Both Brown and Boyd involved situations where the second method controlled. In Brown overpayments were not engendered by receipt of a decision indicating that overpayments had been made pursuant to a conference order. Rather, the overpayment was the result of insurer error. Brown, supra at 324. In Boyd no further weekly benefits were owed from which the overpayment could be deducted. Boyd, supra at 429.
In the present case, recoupment is a matter of right under the first sentence of 11D(3). The insurer paid ongoing § 34 benefits pursuant to a conference order. When the administrative judge found the employee was only partially incapacitated as of June 12, 1998, he could not find the employee entitled to § 34 benefits -- in order to defeat the insurer's right of recoupment -- as of that date and until the date of decision. At least beginning June 12, 1998 (and possibly earlier depending on the judge's findings on recommittal as to the gap period), the employee is entitled to § 35 benefits, and the self-insurer is entitled to recover overpayments by up to 30 percent of the remaining compensation owed the employee.
In summary, the decision of the judge is affirmed insofar as he found partial incapacity as of June 12, 1998, the § 11A exam date, and assigned an earning capacity of $240.00 per week. His order awarding § 34 benefits from April 19, 1997 to July 15, 1999 is reversed. It is ordered that the employee receive § 35 benefits, based on the judge's assignment of a weekly earning capacity of $240.00, beginning June 12, 1998. The case is recommitted to the administrative judge to take additional medical evidence for the gap period between April 19, 1997 and June 12, 1998, and to make findings as to the employee's incapacity during that period. The amount of recoupment due will be determined when the judge makes findings as to the employee's incapacity during the gap period, based on the additional medical evidence taken. But the self-insurer is entitled to presently recoup overpayments for the period it paid § 34 benefits from June 12, 1998 through July 15, 1999.
Administrative Law Judge
Frederick E. Levine
Administrative Law Judge
Administrative Law Judge
FILED: November 1, 2000
1 "The terms 'incapacity' and 'disability' are words of art in the Massachusetts workers' compensation system." Medley v. E.F. Hauserman Co., 7 Mass. Workers' Comp. Rep. 97, 99 (1993). "[Incapacity] combines the elements of physical injury, or harm to the body, the medical element, and loss of earning capacity traceable to the physical injury, the economic element." Blakely v. Jan Cos. (Burger King), 10 Mass. Workers' Comp. Rep. 219, 220 (1996). "[M]edical disability and work incapacity are distinct concepts married generally through examination of vocational factors[.]. . ." Fragale v. MCF Industries, 9 Mass. Workers' Comp. Rep. 168, 172 (1995).

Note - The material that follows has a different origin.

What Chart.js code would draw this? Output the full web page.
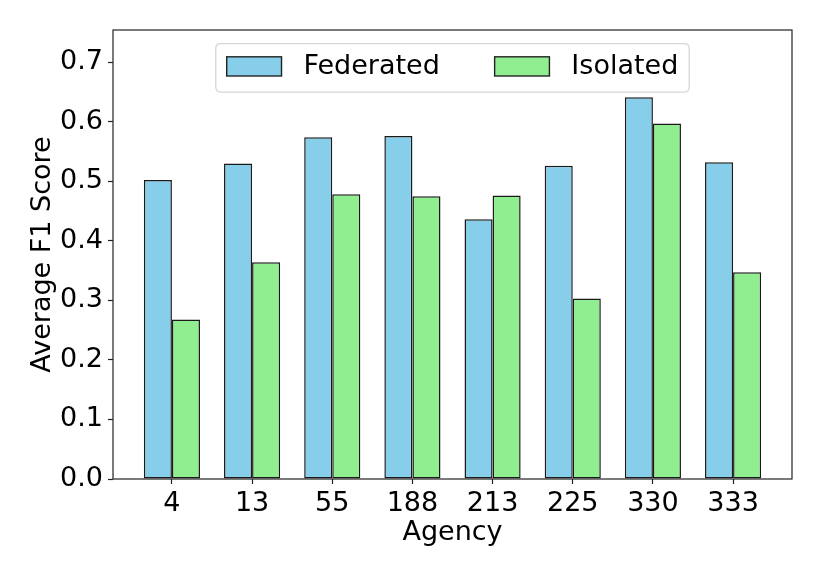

The administrative judge continually used the term "disabled" when he at times clearly meant "incapacitated." He correctly used the term "disability" when speaking of the doctor's medical opinion that the employee was "partially disabled," (Dec. 413-414, Glazer Dep. 25), but used the term "disability" to mean both medical disability and incapacity when he accepted that an overpayment occurred because of an award of total incapacity at conference and the evidence showed only a partial incapacity at hearing. (Dec. 414-415.) That the judge used the terms interchangeably is evident by the fact that the judge said he awarded "total disability compensation" at conference and awarded "total and partial disability" at hearing. He meant "incapacity" benefits because an employee "is not entitled to compensation for an industrial injury . . . resulting in a physical disability if there is no impairment of earning capacity." Medley, supra at 99, quoting Atkin's Case, 302 Mass. 562, 564 (1939). Therefore, to be awarded any weekly compensation benefits the employee must have been incapacitated and not just medically disabled.
2 Although there was questioning of the impartial examiner with respect to the period prior to his exam, the judge sustained objections to those questions. (Glazer Dep. 48-50; Dec. 418.) No claim of error is made with respect to those rulings.